The information about the subject was spot on except for possible typos, the information about the subject’s parents was also pretty reliable. Depending on their ages, the information about the subject’s grandparents might also be accurate, however, once you get back to great grandparents almost all of that data is hearsay. So those names and dates can be regarded as clues, probably good clues, but clues none the less. This set is one of many that have been scanned and indexed online by ProQuest available through many local libraries in the HeritageQuestOnline service.
During the rush of genealogical interest from the Bicentennial, piles and piles of family group sheets were sent back and forth across the country, mailed in lovely large manila envelopes, requiring extra postage. I knew if I received a nice thick one, it was bound to have information in that was new to me. Once again, the information about the subject/author was great stuff, that about parents, pretty good and grandparents pretty accurate, but getting past that I was relying on someone else research.

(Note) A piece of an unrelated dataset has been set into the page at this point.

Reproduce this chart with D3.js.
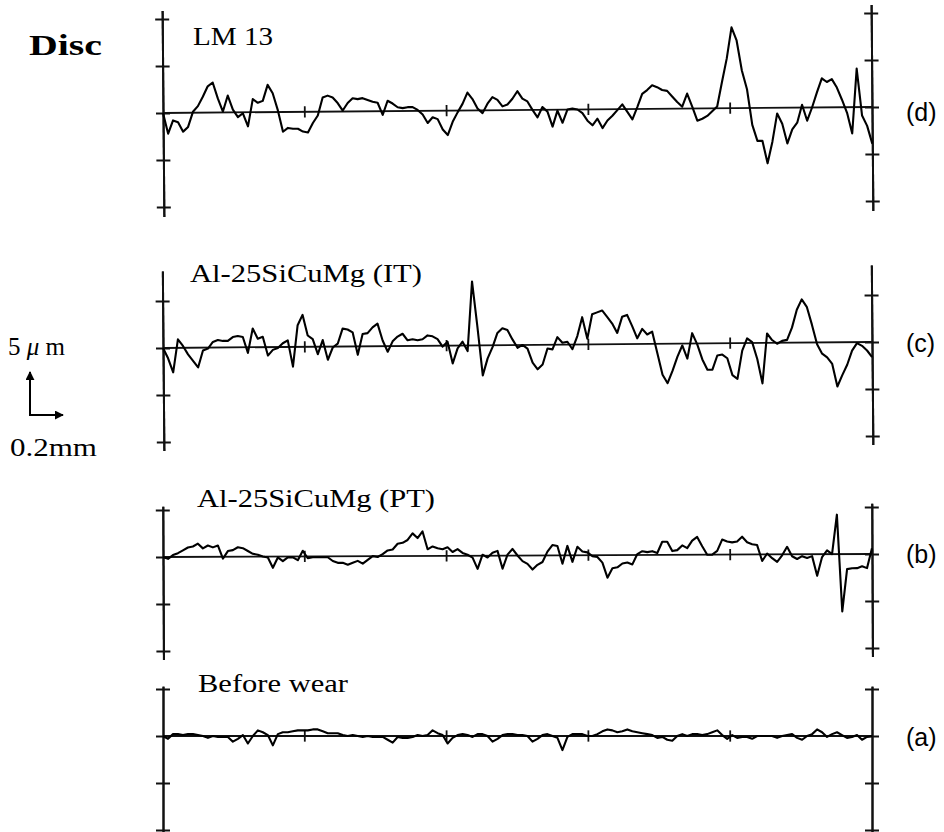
<!DOCTYPE html>
<html><head><meta charset="utf-8">
<script src="https://cdn.jsdelivr.net/npm/d3@7"></script>
<style>body{margin:0;background:#fff}svg{display:block}</style>
</head><body>
<svg id="chart" width="944" height="832"></svg>
<script>
// ---------------- data ----------------
const profileLengthMm = 4.3;                       // traced length
const divisionMarksMm = [0.86, 1.72, 2.58, 3.44];  // small marks on the mean line
const scaleBarUm = 5, scaleBarMm = 0.2;
const panelNames = ["LM 13", "Al-25SiCuMg (IT)", "Al-25SiCuMg (PT)", "Before wear"];
const panelTags = ["(d)", "(c)", "(b)", "(a)"];
const ticksD = [-10, -5, 0, 5, 10];
const ticksC = [-10, -5, 0, 5];
const ticksB = [-10, -5, 0, 5];
const ticksA = [-10, -5, 0, 5];

// surface height (µm), equally spaced along the profile
const profileD = [0.0,-2.2,-0.8,-1.0,-2.0,-1.5,0.1,0.7,1.7,2.8,3.2,1.5,0.1,1.8,0.3,-0.5,-0.1,-1.5,1.4,1.0,
1.2,2.9,2.0,0.2,-2.1,-1.7,-1.8,-1.8,-2.1,-2.2,-1.2,-0.4,1.5,1.7,1.5,0.9,0.1,0.9,1.4,1.3,
1.4,1.2,1.0,0.9,-0.4,1.1,0.8,0.4,0.3,0.4,0.4,0.1,-0.4,-1.3,-0.7,-0.9,-2.0,-2.6,-1.2,-0.2,
0.7,1.9,1.2,0.2,-0.3,0.7,1.4,1.1,0.4,0.6,1.2,2.0,1.2,0.9,0.0,-0.8,0.3,-0.2,-1.8,-0.1,
-1.4,0.0,0.1,0.0,-0.4,-1.2,-1.7,-1.0,-2.0,-1.2,-0.7,-0.1,0.5,-0.3,-1.1,0.2,1.6,2.0,2.5,2.3,
2.0,1.9,1.3,0.7,0.2,1.6,0.2,-1.3,-1.1,-0.8,-0.3,0.2,2.8,5.3,8.6,7.2,4.0,2.0,-1.8,-3.5,
-3.5,-5.9,-3.6,-0.6,-1.7,-3.8,-2.3,-1.6,0.3,-1.4,0.0,1.6,3.1,2.7,3.0,2.1,0.8,-0.6,-2.8,4.1,
-0.9,-2.0,-3.9];
const profileC = [0.0,-1.1,-2.6,0.9,0.2,-0.7,-1.4,-2.1,-0.3,-0.1,0.6,0.8,0.7,0.7,1.1,1.2,1.1,-0.6,2.0,0.9,
1.1,-0.9,-0.3,-0.1,0.4,0.7,-2.1,2.3,3.4,1.2,0.8,-0.8,0.7,-1.4,-0.1,0.3,1.9,1.8,1.5,-0.9,
1.3,1.4,2.0,2.4,0.6,-0.6,0.5,1.0,1.3,0.6,0.7,0.6,0.7,1.1,1.0,0.7,-0.1,0.4,-1.9,-0.3,
0.4,-0.6,6.8,2.0,-3.2,-1.4,-0.2,1.3,1.8,1.6,0.6,-0.3,0.0,-0.4,-1.9,-2.6,-2.1,-0.4,-0.5,0.8,
0.2,0.3,-0.5,0.9,2.9,0.6,3.2,3.4,3.6,2.9,2.2,1.2,2.9,3.1,1.9,0.6,1.6,1.0,1.3,-1.0,
-3.3,-4.2,-2.9,-1.4,-0.2,-1.6,1.1,-0.1,-1.7,-2.8,-2.8,-1.3,-1.2,-1.6,-3.4,-3.8,-0.8,0.5,0.1,-1.7,
-4.3,1.0,0.3,-0.1,0.2,0.3,1.6,3.5,4.6,3.8,1.9,-0.2,-1.2,-1.6,-2.3,-4.7,-3.5,-2.4,-0.9,-0.1,
-0.4,-0.9,-1.6];
const profileB = [0.0,-0.2,0.2,0.4,0.7,1.0,1.1,1.4,0.9,1.2,1.0,1.2,-0.2,0.6,0.7,1.0,0.9,0.6,0.3,0.2,
0.0,-0.1,-1.2,-0.1,-0.5,-0.1,-0.1,-0.4,0.6,-0.2,-0.1,-0.1,-0.1,-0.1,-0.5,-0.7,-0.7,-0.9,-0.7,-0.5,
-0.8,-0.4,0.0,-0.1,0.2,0.6,0.7,1.3,1.4,1.7,2.4,1.9,2.6,0.7,1.0,0.8,0.7,0.9,0.4,0.7,
0.3,0.1,-0.2,-1.4,0.1,-0.2,0.3,0.5,-1.4,0.1,0.7,0.0,-0.6,-0.9,-1.5,-1.0,-0.7,0.4,1.1,1.0,
-0.9,1.0,-0.7,0.9,0.4,0.3,-0.1,-0.2,-0.8,-2.4,-1.4,-1.3,-0.9,-0.8,-1.0,0.1,0.4,0.3,0.4,0.2,
1.4,1.4,0.4,0.5,1.0,0.7,1.5,1.9,0.9,0.0,0.0,0.4,1.6,1.4,1.3,1.4,1.9,1.3,1.1,1.0,
-0.7,0.1,-0.4,-0.8,-0.1,0.8,-0.2,-0.5,-0.2,-0.4,-0.2,-2.3,-0.3,0.4,0.0,4.2,-6.1,-1.6,-1.5,-1.5,
-1.3,-1.5,0.6];
const profileA = [0.0,-0.3,0.2,0.2,0.1,0.2,0.2,0.1,0.0,-0.2,0.0,-0.1,-0.1,-0.1,-0.6,-0.3,0.1,-0.8,0.0,0.6,
0.4,0.1,-1.0,0.2,0.4,0.4,0.5,0.6,0.6,0.6,0.7,0.7,0.5,0.3,0.3,0.3,0.1,0.0,0.1,0.0,
-0.1,0.0,-0.1,-0.1,-0.1,-0.4,-0.7,-0.1,-0.2,-0.2,-0.1,0.1,0.0,0.1,0.6,0.3,0.1,-0.8,-0.2,0.1,
0.2,0.1,-0.1,0.2,0.2,0.0,-0.6,-0.3,0.1,0.2,0.2,0.1,0.1,0.0,-0.6,-0.3,0.1,0.2,0.0,-0.2,
-1.5,-0.1,0.2,0.2,0.2,0.0,0.0,0.2,0.5,0.7,0.6,0.4,0.5,0.7,0.5,0.4,0.3,0.2,0.1,-0.2,
-0.1,-0.4,-0.5,0.0,0.2,0.0,0.2,0.2,0.1,0.2,0.4,0.6,0.1,-0.3,0.1,-0.2,-0.1,-0.1,-0.3,0.0,
0.0,0.0,0.0,-0.2,0.0,0.1,0.2,-0.2,-0.4,0.0,0.2,0.7,0.4,-0.1,0.2,0.4,0.1,-0.2,-0.1,0.1,
-0.4,-0.1,0.0];

// ---------------- layout ----------------
const W = 944, H = 832;
const xLeft = 163, xRight = 872;
const pxPerUm = 9.4;
const serif = "'Liberation Serif', Tinos, 'Times New Roman', 'Nimbus Roman', 'Nimbus Roman No9 L', FreeSerif, Times, serif";
const sans = "'Liberation Sans', Arial, Helvetica, sans-serif";

const panels = [
  {data: profileD, name: panelNames[0], tag: panelTags[0], ticks: ticksD, zero: 113, rise: 6,  extent: [-11, 10.9], nameX: 193, nameY: 45,  nameW: 80,  tagY: 121},
  {data: profileC, name: panelNames[1], tag: panelTags[1], ticks: ticksC, zero: 348, rise: 6,  extent: [-10.9, 8.2], nameX: 190, nameY: 282, nameW: 232, tagY: 352},
  {data: profileB, name: panelNames[2], tag: panelTags[2], ticks: ticksB, zero: 557, rise: 3,  extent: [-10.9, 5.4], nameX: 197, nameY: 507, nameW: 238, tagY: 563},
  {data: profileA, name: panelNames[3], tag: panelTags[3], ticks: ticksA, zero: 736, rise: 0,  extent: [-10.6, 5.3], nameX: 198, nameY: 692, nameW: 150, tagY: 746}
];

const svg = d3.select("#chart");
svg.append("rect").attr("width", W).attr("height", H).attr("fill", "#fff");

const x = d3.scaleLinear().domain([0, profileLengthMm]).range([xLeft, xRight]);

panels.forEach(p => {
  const y = d3.scaleLinear().domain([-1, 1]).range([p.zero + pxPerUm, p.zero - pxPerUm]);
  const yAxisScale = d3.scaleLinear().domain(p.extent).range(p.extent.map(y));
  const angle = -Math.atan2(p.rise, xRight - xLeft) * 180 / Math.PI;
  const g = svg.append("g").attr("transform", `rotate(${angle},${xLeft},${p.zero})`);

  // vertical axes with "+" ticks on both sides
  [xLeft, xRight].forEach(ax => {
    [d3.axisLeft, d3.axisRight].forEach(fn => {
      const a = g.append("g").attr("transform", `translate(${ax},0)`)
        .call(fn(yAxisScale).tickValues(p.ticks).tickSize(7).tickSizeOuter(0).tickFormat(""));
      a.select(".domain").attr("stroke", "#111").attr("stroke-width", 2);
      a.selectAll(".tick line").attr("stroke", "#111").attr("stroke-width", 2);
    });
  });

  // mean line
  g.append("line")
    .attr("x1", x(0)).attr("x2", x(profileLengthMm))
    .attr("y1", y(0)).attr("y2", y(0))
    .attr("stroke", "#111").attr("stroke-width", 1.8);
  g.selectAll(".div").data(divisionMarksMm).enter().append("line")
    .attr("x1", d => x(d)).attr("x2", d => x(d))
    .attr("y1", y(-0.6)).attr("y2", y(0.6))
    .attr("stroke", "#111").attr("stroke-width", 1.8);

  // profile trace
  const n = p.data.length;
  const line = d3.line()
    .x((d, i) => x(i * profileLengthMm / (n - 1)))
    .y(d => y(d));
  g.append("path").datum(p.data)
    .attr("d", line)
    .attr("fill", "none").attr("stroke", "#000")
    .attr("stroke-width", 2.1).attr("stroke-linejoin", "round");

  // labels
  svg.append("text").attr("x", p.nameX).attr("y", p.nameY)
    .attr("font-family", serif).attr("font-size", 26)
    .attr("textLength", p.nameW).attr("lengthAdjust", "spacingAndGlyphs")
    .attr("fill", "#000").text(p.name);
  svg.append("text").attr("x", 906).attr("y", p.tagY)
    .attr("font-family", sans).attr("font-size", 25)
    .attr("fill", "#000").text(p.tag);
});

// title
svg.append("text").attr("x", 29).attr("y", 55)
  .attr("font-family", serif).attr("font-size", 30).attr("font-weight", "bold")
  .attr("textLength", 73).attr("lengthAdjust", "spacingAndGlyphs")
  .text("Disc");

// scale bar
const yScaleRef = d3.scaleLinear().domain([0, 1]).range([0, pxPerUm]);
const corner = {x: 30, y: 415};
const defs = svg.append("defs");
defs.append("marker").attr("id", "arr").attr("viewBox", "0 0 10 10")
  .attr("refX", 9).attr("refY", 5).attr("markerWidth", 4.5).attr("markerHeight", 4.5)
  .attr("orient", "auto").attr("markerUnits", "strokeWidth")
  .append("path").attr("d", "M0,0L10,5L0,10z").attr("fill", "#000");
svg.append("line").attr("x1", corner.x).attr("y1", corner.y)
  .attr("x2", corner.x).attr("y2", corner.y - yScaleRef(scaleBarUm) + 4)
  .attr("stroke", "#000").attr("stroke-width", 2).attr("marker-end", "url(#arr)");
svg.append("line").attr("x1", corner.x - 1).attr("y1", corner.y)
  .attr("x2", corner.x + (x(scaleBarMm) - x(0))).attr("y2", corner.y)
  .attr("stroke", "#000").attr("stroke-width", 2).attr("marker-end", "url(#arr)");
const t5 = svg.append("text").attr("x", 8).attr("y", 355)
  .attr("font-family", serif).attr("font-size", 25).attr("fill", "#000");
t5.append("tspan").text(scaleBarUm + " ");
t5.append("tspan").attr("font-style", "italic").text("μ");
t5.append("tspan").text(" m");
svg.append("text").attr("x", 10).attr("y", 456)
  .attr("font-family", serif).attr("font-size", 25)
  .attr("textLength", 87).attr("lengthAdjust", "spacingAndGlyphs")
  .text(scaleBarMm + "mm");
</script>
</body></html>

Sometimes, there were accompanying sources and notes and sometimes just pages and pages of family group sheets with no sources. Then you could begin the long arduous process of becoming acquainted long distance, trying to find out if you and that researcher had the same style, ideas, reliance on sources, etc. to see if trading research ideas was a fruitful or fruitless path.
Nowadays this is done on the Internet, by email and is so much more immediate, but the answers are still the same. Can you agree with and follow, much less believe, any particular contact’s information? I know a woman who decides by researcher, if she knows that person she will believe anything she posts. A friend, Ruth Ratliff, might believe all that I researched and wrote, but I’ll bet she would still check the facts for herself, because she has seen me type. In turn, I would use her work for clues anytime. I am more apt to decide does a person research or regurgitate other people’s work and ideas. It really doesn’t matter to me if I know the person or not. For anything other than the immediate family, I want to know the sources of the information and I want to see if it was from the marriage record in Book 12 p. 43 of Some County, Some State, not cousin Bernard’s Ancestry Family Tree, not family recollection. At the same time, family recollection might work if the marriage was 4 July 1876, who could forget that? Examine and qualify each piece of data and compare it and contrast it to what you found. A source of 1900 census data for a birth date of March 1862 sounds reasonable. If that date is 16 March 1962, that source becomes suspect since most (but not all) 1900 census did not have the exact date of birth. Enjoy all the facts, suspect all the facts, use all the clues and work those linked genealogies, no matter where you find them.
Brick walls surmounted by the other methods involve much more work on your part and you will likely have a much better sense of the adequacy of the solution. Linked genealogies are all over the Internet, and are only as strong as their weakest link. Those without attribution or sources are pretty valueless. Those with sources can be checked and the research paths recreated if they hold up.